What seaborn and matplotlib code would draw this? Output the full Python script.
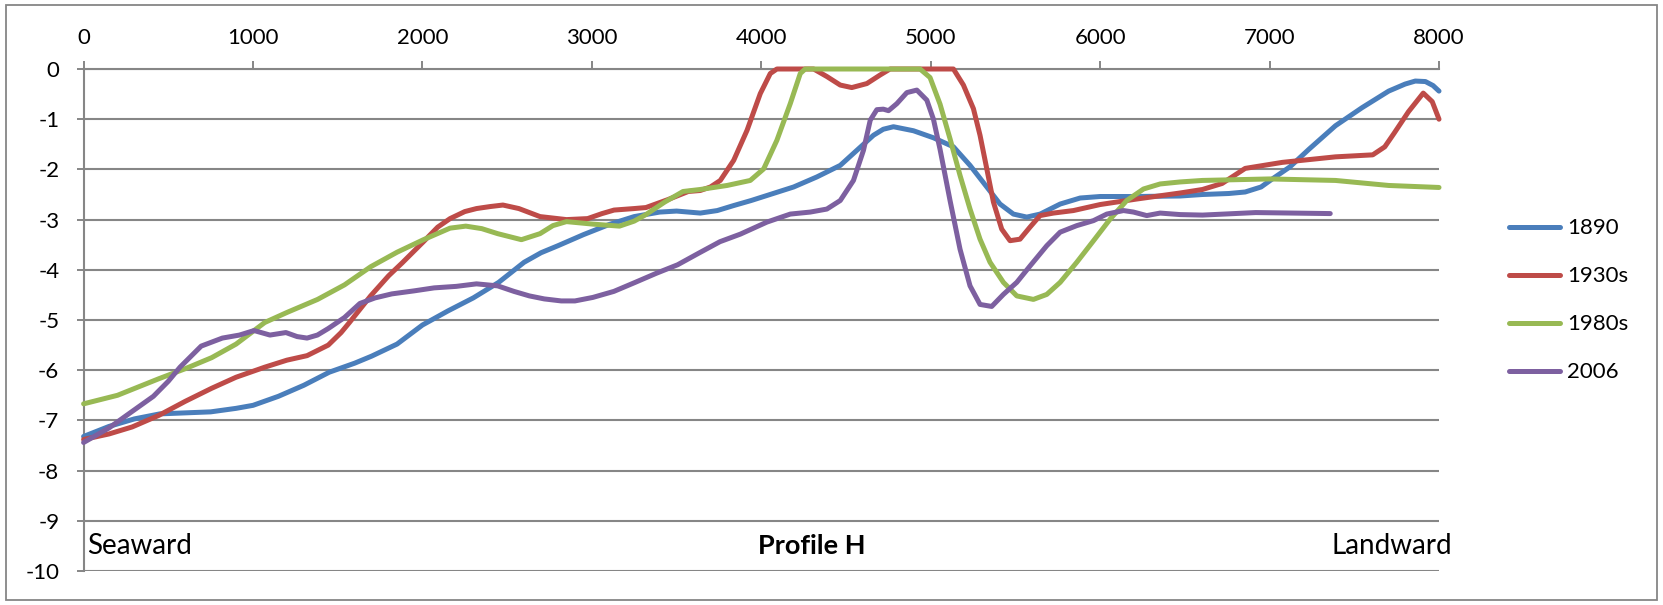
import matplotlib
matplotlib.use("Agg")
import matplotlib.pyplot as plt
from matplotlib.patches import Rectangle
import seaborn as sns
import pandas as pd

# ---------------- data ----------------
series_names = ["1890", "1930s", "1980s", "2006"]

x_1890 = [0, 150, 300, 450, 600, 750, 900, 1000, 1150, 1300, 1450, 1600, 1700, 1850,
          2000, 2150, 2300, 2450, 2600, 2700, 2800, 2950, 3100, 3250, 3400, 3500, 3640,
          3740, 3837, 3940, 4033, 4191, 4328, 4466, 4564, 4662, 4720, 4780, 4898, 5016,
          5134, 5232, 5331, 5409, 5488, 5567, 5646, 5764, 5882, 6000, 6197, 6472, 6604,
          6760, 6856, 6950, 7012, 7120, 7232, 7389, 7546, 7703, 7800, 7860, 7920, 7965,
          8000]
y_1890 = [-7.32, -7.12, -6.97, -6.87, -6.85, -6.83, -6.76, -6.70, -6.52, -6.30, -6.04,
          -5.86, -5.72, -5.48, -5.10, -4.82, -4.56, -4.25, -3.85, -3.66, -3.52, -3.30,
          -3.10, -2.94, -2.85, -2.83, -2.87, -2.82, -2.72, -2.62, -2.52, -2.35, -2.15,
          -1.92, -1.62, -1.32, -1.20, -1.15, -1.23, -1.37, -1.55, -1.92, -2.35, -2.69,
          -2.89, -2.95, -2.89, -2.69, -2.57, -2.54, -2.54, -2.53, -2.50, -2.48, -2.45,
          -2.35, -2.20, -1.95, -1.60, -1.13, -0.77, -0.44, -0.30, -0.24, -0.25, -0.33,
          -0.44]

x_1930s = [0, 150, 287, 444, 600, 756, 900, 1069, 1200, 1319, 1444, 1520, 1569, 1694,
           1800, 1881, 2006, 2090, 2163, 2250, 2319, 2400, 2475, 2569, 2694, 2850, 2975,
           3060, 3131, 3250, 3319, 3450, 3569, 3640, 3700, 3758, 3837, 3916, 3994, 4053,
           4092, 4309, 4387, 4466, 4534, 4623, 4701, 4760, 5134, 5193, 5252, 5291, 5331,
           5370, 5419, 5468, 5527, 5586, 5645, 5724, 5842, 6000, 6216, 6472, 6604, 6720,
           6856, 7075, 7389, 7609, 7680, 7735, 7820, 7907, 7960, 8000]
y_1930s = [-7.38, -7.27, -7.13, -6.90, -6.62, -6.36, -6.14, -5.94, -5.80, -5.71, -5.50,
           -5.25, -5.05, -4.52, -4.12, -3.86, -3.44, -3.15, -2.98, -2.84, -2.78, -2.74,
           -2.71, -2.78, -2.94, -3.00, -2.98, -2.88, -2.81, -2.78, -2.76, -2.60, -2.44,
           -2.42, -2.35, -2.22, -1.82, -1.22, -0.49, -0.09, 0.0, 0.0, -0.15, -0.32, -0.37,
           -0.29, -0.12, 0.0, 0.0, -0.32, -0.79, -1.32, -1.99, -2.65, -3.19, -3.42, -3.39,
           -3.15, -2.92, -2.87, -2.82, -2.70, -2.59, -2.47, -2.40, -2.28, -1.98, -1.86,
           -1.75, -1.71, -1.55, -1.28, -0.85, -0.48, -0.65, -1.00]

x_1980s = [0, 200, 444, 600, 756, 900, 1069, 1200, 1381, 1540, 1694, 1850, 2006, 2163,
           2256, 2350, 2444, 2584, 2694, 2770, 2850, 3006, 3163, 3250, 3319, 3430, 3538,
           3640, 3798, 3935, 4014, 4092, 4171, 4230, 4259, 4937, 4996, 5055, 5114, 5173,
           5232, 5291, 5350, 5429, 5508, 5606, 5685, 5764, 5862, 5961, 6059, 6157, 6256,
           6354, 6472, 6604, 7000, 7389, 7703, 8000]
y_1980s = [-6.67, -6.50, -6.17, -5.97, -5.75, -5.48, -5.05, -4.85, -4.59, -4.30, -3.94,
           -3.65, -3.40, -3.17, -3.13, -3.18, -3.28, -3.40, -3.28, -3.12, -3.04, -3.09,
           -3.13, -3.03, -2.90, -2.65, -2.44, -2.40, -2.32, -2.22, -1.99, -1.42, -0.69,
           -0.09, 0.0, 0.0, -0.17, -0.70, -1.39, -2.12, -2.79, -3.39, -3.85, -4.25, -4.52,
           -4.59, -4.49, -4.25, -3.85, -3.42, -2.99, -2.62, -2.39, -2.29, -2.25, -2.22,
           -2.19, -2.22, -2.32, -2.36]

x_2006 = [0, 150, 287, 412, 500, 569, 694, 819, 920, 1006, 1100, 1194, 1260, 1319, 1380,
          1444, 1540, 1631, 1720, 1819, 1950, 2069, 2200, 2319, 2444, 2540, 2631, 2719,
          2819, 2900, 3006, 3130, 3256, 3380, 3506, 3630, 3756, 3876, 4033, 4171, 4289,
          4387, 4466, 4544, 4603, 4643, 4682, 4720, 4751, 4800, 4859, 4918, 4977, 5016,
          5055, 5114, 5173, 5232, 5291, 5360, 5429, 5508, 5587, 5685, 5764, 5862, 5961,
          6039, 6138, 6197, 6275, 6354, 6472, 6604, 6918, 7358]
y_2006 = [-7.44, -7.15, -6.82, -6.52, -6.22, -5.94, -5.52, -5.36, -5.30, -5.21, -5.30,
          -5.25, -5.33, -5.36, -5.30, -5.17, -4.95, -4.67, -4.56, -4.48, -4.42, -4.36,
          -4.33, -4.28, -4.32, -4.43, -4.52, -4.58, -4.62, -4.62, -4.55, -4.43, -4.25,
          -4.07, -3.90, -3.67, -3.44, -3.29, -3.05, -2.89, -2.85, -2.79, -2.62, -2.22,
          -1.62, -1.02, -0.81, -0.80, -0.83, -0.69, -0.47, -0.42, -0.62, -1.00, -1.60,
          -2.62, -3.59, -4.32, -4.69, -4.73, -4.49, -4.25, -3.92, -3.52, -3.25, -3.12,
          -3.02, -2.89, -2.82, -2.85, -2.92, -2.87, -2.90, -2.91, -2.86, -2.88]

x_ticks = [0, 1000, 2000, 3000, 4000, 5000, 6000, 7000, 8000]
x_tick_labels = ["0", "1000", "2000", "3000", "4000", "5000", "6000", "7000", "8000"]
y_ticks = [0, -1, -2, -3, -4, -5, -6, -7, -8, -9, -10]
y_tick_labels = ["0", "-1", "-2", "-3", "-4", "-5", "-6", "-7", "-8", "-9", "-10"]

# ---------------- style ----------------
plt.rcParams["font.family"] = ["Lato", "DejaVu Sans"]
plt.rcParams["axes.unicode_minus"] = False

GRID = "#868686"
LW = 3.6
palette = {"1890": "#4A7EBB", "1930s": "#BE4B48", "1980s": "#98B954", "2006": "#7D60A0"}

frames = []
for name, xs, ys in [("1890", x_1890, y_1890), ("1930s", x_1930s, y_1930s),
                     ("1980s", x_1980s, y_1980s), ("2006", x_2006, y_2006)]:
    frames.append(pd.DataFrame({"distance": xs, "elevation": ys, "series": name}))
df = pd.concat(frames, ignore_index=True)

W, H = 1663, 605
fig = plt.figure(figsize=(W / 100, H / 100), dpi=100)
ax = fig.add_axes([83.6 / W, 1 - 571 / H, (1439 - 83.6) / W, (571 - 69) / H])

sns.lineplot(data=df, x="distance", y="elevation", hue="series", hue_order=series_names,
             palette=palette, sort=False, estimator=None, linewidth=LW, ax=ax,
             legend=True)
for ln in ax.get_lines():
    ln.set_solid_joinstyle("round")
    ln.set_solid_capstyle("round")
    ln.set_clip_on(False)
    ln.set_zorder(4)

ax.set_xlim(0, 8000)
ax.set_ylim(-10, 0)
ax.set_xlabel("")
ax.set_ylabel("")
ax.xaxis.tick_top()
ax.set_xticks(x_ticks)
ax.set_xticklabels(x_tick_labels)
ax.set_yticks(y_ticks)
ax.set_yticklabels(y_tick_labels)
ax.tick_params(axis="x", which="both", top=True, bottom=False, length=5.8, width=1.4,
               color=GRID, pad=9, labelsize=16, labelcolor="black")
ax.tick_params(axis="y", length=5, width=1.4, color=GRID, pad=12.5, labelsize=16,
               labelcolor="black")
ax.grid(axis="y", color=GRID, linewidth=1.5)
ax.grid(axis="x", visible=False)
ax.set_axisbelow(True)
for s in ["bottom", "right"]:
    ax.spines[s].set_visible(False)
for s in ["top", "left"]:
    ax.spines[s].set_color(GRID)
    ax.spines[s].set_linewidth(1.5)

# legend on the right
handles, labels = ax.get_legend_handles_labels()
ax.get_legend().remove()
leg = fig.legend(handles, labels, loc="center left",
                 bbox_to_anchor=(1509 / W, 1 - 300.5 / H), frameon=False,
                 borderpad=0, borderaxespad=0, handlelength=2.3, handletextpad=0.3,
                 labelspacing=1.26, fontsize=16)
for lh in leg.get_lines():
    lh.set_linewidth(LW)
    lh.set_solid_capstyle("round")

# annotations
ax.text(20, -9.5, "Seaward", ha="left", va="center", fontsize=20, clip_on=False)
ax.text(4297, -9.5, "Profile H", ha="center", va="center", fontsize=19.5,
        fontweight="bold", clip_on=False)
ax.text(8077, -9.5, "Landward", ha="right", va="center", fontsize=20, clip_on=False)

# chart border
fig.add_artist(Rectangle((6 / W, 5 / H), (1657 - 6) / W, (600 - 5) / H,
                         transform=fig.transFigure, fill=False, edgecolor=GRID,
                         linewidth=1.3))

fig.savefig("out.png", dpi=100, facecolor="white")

_ _ _

Given exercise: Set down again, exactly, the lines of the material above from its first line to the one with "import pandas as pd", inclusive. Leave the pictures out.

Full response:
What seaborn and matplotlib code would draw this? Output the full Python script.
import matplotlib
matplotlib.use("Agg")
import matplotlib.pyplot as plt
from matplotlib.patches import Rectangle
import seaborn as sns
import pandas as pd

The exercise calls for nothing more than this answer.